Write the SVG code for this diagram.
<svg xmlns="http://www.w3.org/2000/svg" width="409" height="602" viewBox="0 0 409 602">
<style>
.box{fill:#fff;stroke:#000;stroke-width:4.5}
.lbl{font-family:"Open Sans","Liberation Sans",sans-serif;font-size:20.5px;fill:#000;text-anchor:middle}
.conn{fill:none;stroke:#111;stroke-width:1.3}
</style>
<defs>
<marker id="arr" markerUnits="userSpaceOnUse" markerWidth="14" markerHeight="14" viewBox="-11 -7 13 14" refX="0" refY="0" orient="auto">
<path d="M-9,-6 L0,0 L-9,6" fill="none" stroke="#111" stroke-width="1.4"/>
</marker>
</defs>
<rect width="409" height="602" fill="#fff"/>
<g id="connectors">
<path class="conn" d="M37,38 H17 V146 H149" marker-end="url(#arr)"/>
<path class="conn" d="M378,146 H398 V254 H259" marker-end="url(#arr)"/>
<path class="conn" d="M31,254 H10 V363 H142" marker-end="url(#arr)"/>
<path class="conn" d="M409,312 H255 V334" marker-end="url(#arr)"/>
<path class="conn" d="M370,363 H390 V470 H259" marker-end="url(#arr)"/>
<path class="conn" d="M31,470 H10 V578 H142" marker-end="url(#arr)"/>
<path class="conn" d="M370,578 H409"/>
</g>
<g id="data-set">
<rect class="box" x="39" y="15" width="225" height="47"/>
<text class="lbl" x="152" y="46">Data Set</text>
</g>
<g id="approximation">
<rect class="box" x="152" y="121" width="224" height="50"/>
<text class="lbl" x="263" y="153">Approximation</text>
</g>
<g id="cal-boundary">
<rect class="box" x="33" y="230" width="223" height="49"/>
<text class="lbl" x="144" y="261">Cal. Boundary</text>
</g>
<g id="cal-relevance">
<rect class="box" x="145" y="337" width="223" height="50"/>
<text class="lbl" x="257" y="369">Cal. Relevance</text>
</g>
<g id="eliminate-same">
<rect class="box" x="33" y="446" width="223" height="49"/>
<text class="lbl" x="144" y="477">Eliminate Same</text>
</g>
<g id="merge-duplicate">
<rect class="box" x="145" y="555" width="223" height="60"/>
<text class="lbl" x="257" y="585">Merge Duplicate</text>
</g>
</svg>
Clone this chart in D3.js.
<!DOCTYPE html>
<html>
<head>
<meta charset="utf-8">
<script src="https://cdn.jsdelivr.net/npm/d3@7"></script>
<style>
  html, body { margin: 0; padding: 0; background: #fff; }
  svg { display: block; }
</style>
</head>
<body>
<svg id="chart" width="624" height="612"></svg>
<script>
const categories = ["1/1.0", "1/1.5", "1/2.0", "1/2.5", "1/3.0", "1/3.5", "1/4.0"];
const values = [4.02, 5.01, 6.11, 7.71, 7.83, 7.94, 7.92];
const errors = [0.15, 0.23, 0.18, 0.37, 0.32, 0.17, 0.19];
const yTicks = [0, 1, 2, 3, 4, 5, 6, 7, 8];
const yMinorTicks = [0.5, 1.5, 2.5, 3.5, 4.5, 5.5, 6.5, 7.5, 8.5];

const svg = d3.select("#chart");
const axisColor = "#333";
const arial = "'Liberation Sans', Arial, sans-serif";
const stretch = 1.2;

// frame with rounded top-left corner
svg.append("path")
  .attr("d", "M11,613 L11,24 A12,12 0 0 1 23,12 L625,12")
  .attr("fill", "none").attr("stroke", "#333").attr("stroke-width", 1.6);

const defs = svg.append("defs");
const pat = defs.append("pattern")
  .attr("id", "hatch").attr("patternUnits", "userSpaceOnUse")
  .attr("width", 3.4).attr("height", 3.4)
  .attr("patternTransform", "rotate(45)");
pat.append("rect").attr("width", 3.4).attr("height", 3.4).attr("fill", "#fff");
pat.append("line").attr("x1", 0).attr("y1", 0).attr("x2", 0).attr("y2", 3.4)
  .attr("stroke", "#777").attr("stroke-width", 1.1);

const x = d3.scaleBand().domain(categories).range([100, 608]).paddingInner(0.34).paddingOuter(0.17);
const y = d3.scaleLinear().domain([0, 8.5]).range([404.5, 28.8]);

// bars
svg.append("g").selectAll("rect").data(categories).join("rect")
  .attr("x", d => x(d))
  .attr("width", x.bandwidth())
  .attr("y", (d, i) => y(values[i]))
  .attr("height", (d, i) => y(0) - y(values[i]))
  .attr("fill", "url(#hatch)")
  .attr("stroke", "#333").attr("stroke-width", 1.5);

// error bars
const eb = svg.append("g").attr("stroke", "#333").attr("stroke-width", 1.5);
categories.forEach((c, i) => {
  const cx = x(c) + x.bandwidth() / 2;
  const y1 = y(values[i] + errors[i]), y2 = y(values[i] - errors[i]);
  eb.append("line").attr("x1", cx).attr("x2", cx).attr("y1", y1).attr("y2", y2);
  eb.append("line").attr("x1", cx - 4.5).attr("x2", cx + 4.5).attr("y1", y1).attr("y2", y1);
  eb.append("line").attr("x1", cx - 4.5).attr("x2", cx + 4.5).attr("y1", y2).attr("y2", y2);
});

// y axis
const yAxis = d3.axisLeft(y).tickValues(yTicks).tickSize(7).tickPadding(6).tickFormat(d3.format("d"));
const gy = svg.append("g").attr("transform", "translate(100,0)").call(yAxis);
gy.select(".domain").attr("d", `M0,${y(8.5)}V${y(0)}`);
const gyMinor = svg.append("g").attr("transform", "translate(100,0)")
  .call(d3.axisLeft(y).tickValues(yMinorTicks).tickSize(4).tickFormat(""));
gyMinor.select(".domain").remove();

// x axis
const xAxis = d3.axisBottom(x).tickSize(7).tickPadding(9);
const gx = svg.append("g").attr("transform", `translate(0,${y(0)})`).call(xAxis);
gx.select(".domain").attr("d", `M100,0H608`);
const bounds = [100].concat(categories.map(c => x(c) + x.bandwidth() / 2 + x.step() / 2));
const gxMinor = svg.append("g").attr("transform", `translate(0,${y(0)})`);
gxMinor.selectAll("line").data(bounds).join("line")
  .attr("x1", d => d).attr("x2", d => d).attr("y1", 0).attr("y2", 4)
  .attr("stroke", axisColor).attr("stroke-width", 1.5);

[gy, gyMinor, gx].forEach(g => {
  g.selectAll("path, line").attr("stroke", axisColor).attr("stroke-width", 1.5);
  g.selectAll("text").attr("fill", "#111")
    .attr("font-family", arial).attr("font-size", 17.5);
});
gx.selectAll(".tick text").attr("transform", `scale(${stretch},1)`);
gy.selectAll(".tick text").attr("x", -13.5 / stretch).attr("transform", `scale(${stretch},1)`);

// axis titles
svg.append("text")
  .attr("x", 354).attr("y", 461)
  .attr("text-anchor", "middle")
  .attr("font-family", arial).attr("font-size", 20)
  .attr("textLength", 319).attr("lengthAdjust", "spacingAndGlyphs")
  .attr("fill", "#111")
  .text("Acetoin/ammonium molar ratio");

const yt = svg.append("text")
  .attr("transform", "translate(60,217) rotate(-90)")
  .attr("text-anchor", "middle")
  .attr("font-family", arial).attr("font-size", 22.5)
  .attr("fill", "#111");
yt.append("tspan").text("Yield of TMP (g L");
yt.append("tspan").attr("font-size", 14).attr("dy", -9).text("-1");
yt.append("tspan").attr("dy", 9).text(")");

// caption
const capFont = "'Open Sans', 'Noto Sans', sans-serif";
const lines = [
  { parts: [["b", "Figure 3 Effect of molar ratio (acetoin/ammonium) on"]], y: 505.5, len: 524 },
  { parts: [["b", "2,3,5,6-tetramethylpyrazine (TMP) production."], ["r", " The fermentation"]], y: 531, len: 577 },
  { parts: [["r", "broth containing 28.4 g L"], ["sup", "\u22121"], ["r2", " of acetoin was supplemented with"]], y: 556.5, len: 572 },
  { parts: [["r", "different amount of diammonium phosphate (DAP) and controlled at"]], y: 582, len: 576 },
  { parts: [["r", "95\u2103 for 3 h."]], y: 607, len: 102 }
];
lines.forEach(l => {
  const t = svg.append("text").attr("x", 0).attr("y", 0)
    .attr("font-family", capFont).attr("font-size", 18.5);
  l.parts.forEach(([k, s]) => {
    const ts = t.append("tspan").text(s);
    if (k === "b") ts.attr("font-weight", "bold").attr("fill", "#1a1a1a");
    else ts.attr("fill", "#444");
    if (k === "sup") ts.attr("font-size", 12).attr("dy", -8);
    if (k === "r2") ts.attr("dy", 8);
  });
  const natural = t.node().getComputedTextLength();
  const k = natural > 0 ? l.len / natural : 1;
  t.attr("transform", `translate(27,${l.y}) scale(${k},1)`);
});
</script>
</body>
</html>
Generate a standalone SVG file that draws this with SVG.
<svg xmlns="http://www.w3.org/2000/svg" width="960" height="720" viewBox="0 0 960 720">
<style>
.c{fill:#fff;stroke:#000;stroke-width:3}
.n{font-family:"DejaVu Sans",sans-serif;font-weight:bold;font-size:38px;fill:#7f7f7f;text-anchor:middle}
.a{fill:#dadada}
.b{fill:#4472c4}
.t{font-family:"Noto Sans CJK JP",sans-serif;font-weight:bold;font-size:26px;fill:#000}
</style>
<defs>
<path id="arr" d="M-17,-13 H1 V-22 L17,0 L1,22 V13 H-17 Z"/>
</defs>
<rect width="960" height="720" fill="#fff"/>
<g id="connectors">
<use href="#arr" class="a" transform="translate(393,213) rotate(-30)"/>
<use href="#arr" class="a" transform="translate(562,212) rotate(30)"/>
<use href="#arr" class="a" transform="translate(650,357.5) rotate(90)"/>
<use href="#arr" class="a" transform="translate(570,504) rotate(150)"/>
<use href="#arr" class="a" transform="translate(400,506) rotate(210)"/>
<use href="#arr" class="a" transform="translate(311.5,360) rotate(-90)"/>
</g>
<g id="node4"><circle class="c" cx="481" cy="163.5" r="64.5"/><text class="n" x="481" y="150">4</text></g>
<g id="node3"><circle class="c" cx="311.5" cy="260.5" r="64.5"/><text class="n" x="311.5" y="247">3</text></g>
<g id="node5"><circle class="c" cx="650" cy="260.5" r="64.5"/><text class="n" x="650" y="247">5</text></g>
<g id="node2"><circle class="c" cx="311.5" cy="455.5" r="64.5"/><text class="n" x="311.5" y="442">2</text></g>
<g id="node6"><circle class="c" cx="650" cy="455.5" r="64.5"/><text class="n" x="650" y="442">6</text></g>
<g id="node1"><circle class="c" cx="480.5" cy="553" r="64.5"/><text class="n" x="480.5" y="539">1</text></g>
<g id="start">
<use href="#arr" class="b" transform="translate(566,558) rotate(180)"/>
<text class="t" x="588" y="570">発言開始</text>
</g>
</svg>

● **Exercise prompt**: Return nothing but the lines running from the line with "Clone this chart in D3.js." through the line with "const stretch = 1.2;", exactly as they appear.

● **The answer**:
Clone this chart in D3.js.
<!DOCTYPE html>
<html>
<head>
<meta charset="utf-8">
<script src="https://cdn.jsdelivr.net/npm/d3@7"></script>
<style>
  html, body { margin: 0; padding: 0; background: #fff; }
  svg { display: block; }
</style>
</head>
<body>
<svg id="chart" width="624" height="612"></svg>
<script>
const categories = ["1/1.0", "1/1.5", "1/2.0", "1/2.5", "1/3.0", "1/3.5", "1/4.0"];
const values = [4.02, 5.01, 6.11, 7.71, 7.83, 7.94, 7.92];
const errors = [0.15, 0.23, 0.18, 0.37, 0.32, 0.17, 0.19];
const yTicks = [0, 1, 2, 3, 4, 5, 6, 7, 8];
const yMinorTicks = [0.5, 1.5, 2.5, 3.5, 4.5, 5.5, 6.5, 7.5, 8.5];

const svg = d3.select("#chart");
const axisColor = "#333";
const arial = "'Liberation Sans', Arial, sans-serif";
const stretch = 1.2;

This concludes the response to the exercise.